4. Key Findings from Field Studies

• Wire mesh effectively absorbs kinetic energy from rocks up to the design impact load, reducing rockfall hazards.
• Elastic deformation of high-tensile wires prevents mesh rupture and distributes forces to anchors.
• Proper anchor spacing and embedment depth are critical for performance, especially on steep slopes exceeding 60°.
• Corrosion-protected meshes maintain structural integrity over decades, even in wet or coastal environments.
• Multi-layer or double-mesh configurations enhance performance in high-risk zones with frequent rockfall.

5. Installation Best Practices

• Slope Preparation: Remove loose debris and secure stable attachment points.
• Mesh Deployment: Panels should overlap and conform closely to rock surface.
• Tensioning: Correct pre-tensioning ensures the mesh can deform elastically under impact.
• Anchor Integration: Use full-thread anchors or cable anchors with proper spacing and embedment depth.
• Maintenance Access: Provide means to inspect and repair mesh after significant rockfall events.

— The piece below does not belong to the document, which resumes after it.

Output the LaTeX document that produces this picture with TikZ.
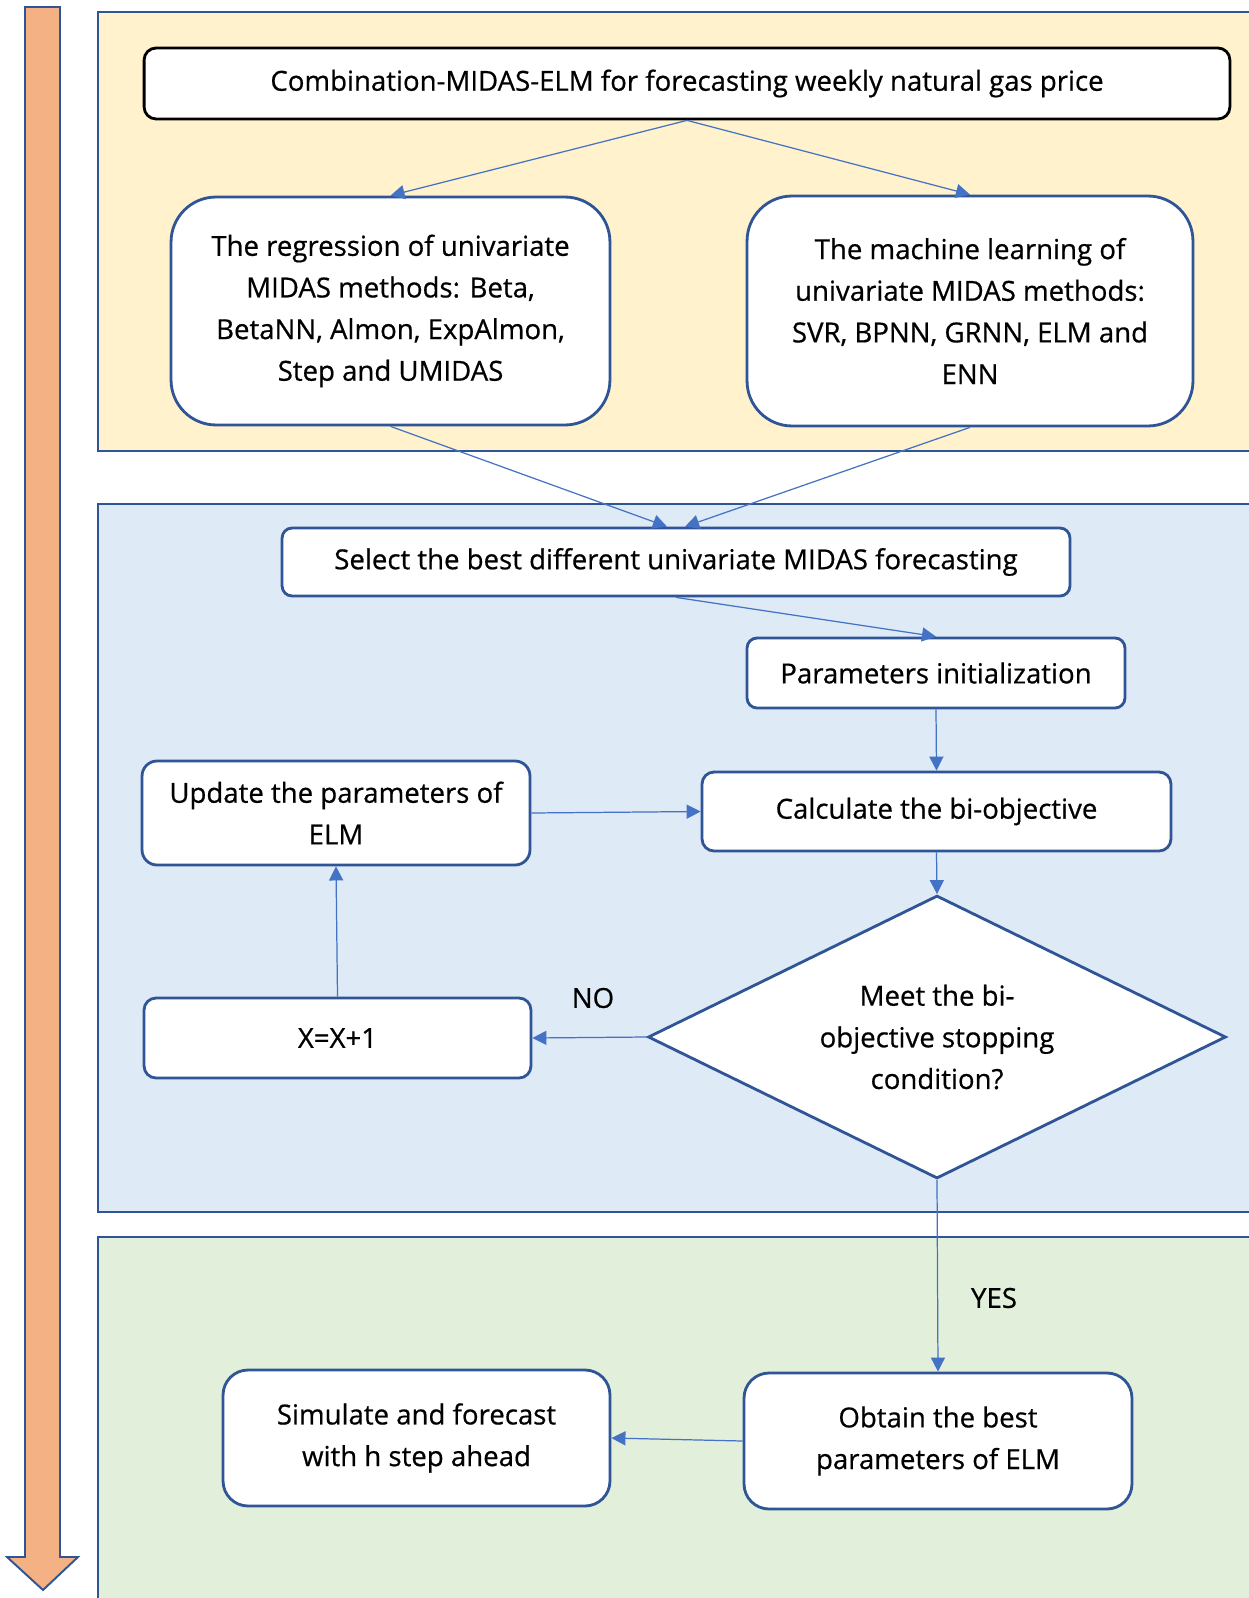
\documentclass[tikz,border=0pt]{standalone}
\usepackage{fontspec}
\setmainfont{Open Sans}[FakeBold=0.6]
\usepackage{tikz}
\usetikzlibrary{shapes}
\usetikzlibrary{arrows.meta}
\definecolor{edgeblue}{HTML}{2F5597}
\definecolor{linkblue}{HTML}{4472C4}
\definecolor{panelyellow}{HTML}{FFF2CC}
\definecolor{panelblue}{HTML}{DEEAF6}
\definecolor{panelgreen}{HTML}{E2EFDA}
\definecolor{arroworange}{HTML}{F4B183}
\tikzset{
  flownode/.style = {align=center, inner sep=0pt, text centered,
    font=\fontsize{15.7}{23.7}\selectfont, fill=white},
  box_node/.style = {flownode, rectangle, draw=edgeblue, line width=1.6pt},% boite bleue
  title_node/.style = {flownode, rectangle, draw=black, line width=1.6pt,
    rounded corners=0.24cm},% boite titre
  cond_node/.style = {flownode, diamond, aspect=2.04, draw=edgeblue, line width=1.6pt},% losange
  panel/.style = {draw=edgeblue, line width=1.2pt},% bande de fond
  link/.style = {draw=linkblue, line width=0.7pt,
    -{Triangle[length=8pt,width=8pt]}},
  tag/.style = {font=\fontsize{15.7}{19}\selectfont}
}
\begin{document}
\begin{tikzpicture}[x=0.02cm, y=-0.02cm]
    \useasboundingbox (0,0) rectangle (1248,1598);
    % bandes
    \path[panel, fill=panelyellow] (98,12) rectangle (1262,451);
    \path[panel, fill=panelblue] (98,504) rectangle (1262,1212);
    \path[panel, fill=panelgreen] (98,1237) rectangle (1262,1612);
    % fleche de gauche
    \path[draw=edgeblue, line width=1.1pt, fill=arroworange]
      (25,7) -- (60,7) -- (60,1557) -- (78,1557) -- (43,1590)
      -- (7,1557) -- (25,1557) -- cycle;

    \node [title_node, minimum width=21.72cm, minimum height=1.42cm] (title) at (687,83.5)
      {Combination-MIDAS-ELM for forecasting weekly natural gas price};
    \node [box_node, rounded corners=0.9cm, minimum width=8.78cm, minimum height=4.56cm] (reg) at (390.5,311)
      {The regression of univariate\\MIDAS methods: Beta,\\BetaNN, Almon, ExpAlmon,\\Step and UMIDAS};
    \node [box_node, rounded corners=0.9cm, minimum width=8.92cm, minimum height=4.6cm] (ml) at (970,311)
      {The machine learning of\\univariate MIDAS methods:\\SVR, BPNN, GRNN, ELM and\\ENN};
    \node [box_node, rounded corners=0.2cm, minimum width=15.76cm, minimum height=1.36cm] (best) at (676,562)
      {Select the best different univariate MIDAS forecasting};
    \node [box_node, rounded corners=0.2cm, minimum width=7.56cm, minimum height=1.4cm] (init) at (936,673)
      {Parameters initialization};
    \node [box_node, rounded corners=0.24cm, minimum width=9.38cm, minimum height=1.58cm] (calc) at (936.5,811.5)
      {Calculate the bi-objective};
    \node [box_node, rounded corners=0.3cm, minimum width=7.76cm, minimum height=2.08cm] (upd) at (336,813)
      {Update the parameters of\\ELM};
    \node [cond_node, minimum width=11.56cm, minimum height=5.66cm] (stop) at (937,1037)
      {Meet the bi-\\objective stopping\\condition?};
    \node [box_node, rounded corners=0.24cm, minimum width=7.74cm, minimum height=1.6cm] (incr) at (337.5,1038)
      {X=X+1};
    \node [box_node, rounded corners=0.5cm, minimum width=7.76cm, minimum height=2.72cm] (obt) at (938,1441)
      {Obtain the best\\parameters of ELM};
    \node [box_node, rounded corners=0.5cm, minimum width=7.74cm, minimum height=2.72cm] (sim) at (416.5,1438)
      {Simulate and forecast\\with h step ahead};

    \node [tag] (no) at (593,998) {NO};
    \node [tag] (yes) at (994,1298) {YES};

    \draw [link] (title.south) -- (reg.north);
    \draw [link] (title.south) -- (ml.north);
    \draw [link] (reg.south) -- ([xshift=-0.18cm]best.north);
    \draw [link] (ml.south) -- ([xshift=0.18cm]best.north);
    \draw [link] (best.south) -- (init.north);
    \draw [link] (init.south) -- (calc.north);
    \draw [link] (calc.south) -- (stop.north);
    \draw [link] (upd.east) -- (calc.west);
    \draw [link] (stop.west) -- (incr.east);
    \draw [link] (incr.north) -- (upd.south);
    \draw [link] (stop.south) -- (obt.north);
    \draw [link] (obt.west) -- (sim.east);
\end{tikzpicture}
\end{document}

6. Advantages of High-Tensile Wire Mesh on Steep Slopes

• Rapid installation compared to rigid retaining structures.
• Flexibility allows adaptation to uneven and irregular slopes.
• Minimal excavation preserves natural slope and vegetation.
• Durable under harsh environmental conditions with proper corrosion protection.
• Effective for both small and moderate-sized rockfall mitigation.

7. Conclusion

High-tensile wire mesh provides a reliable, durable, and flexible solution for stabilizing steep rock slopes and controlling rockfall. Performance evaluations indicate that when properly designed, installed, and maintained, wire mesh systems can effectively absorb impact energy, maintain slope integrity, and protect infrastructure and human life. Regular monitoring and maintenance are essential to ensure long-term effectiveness, especially in high-risk environments.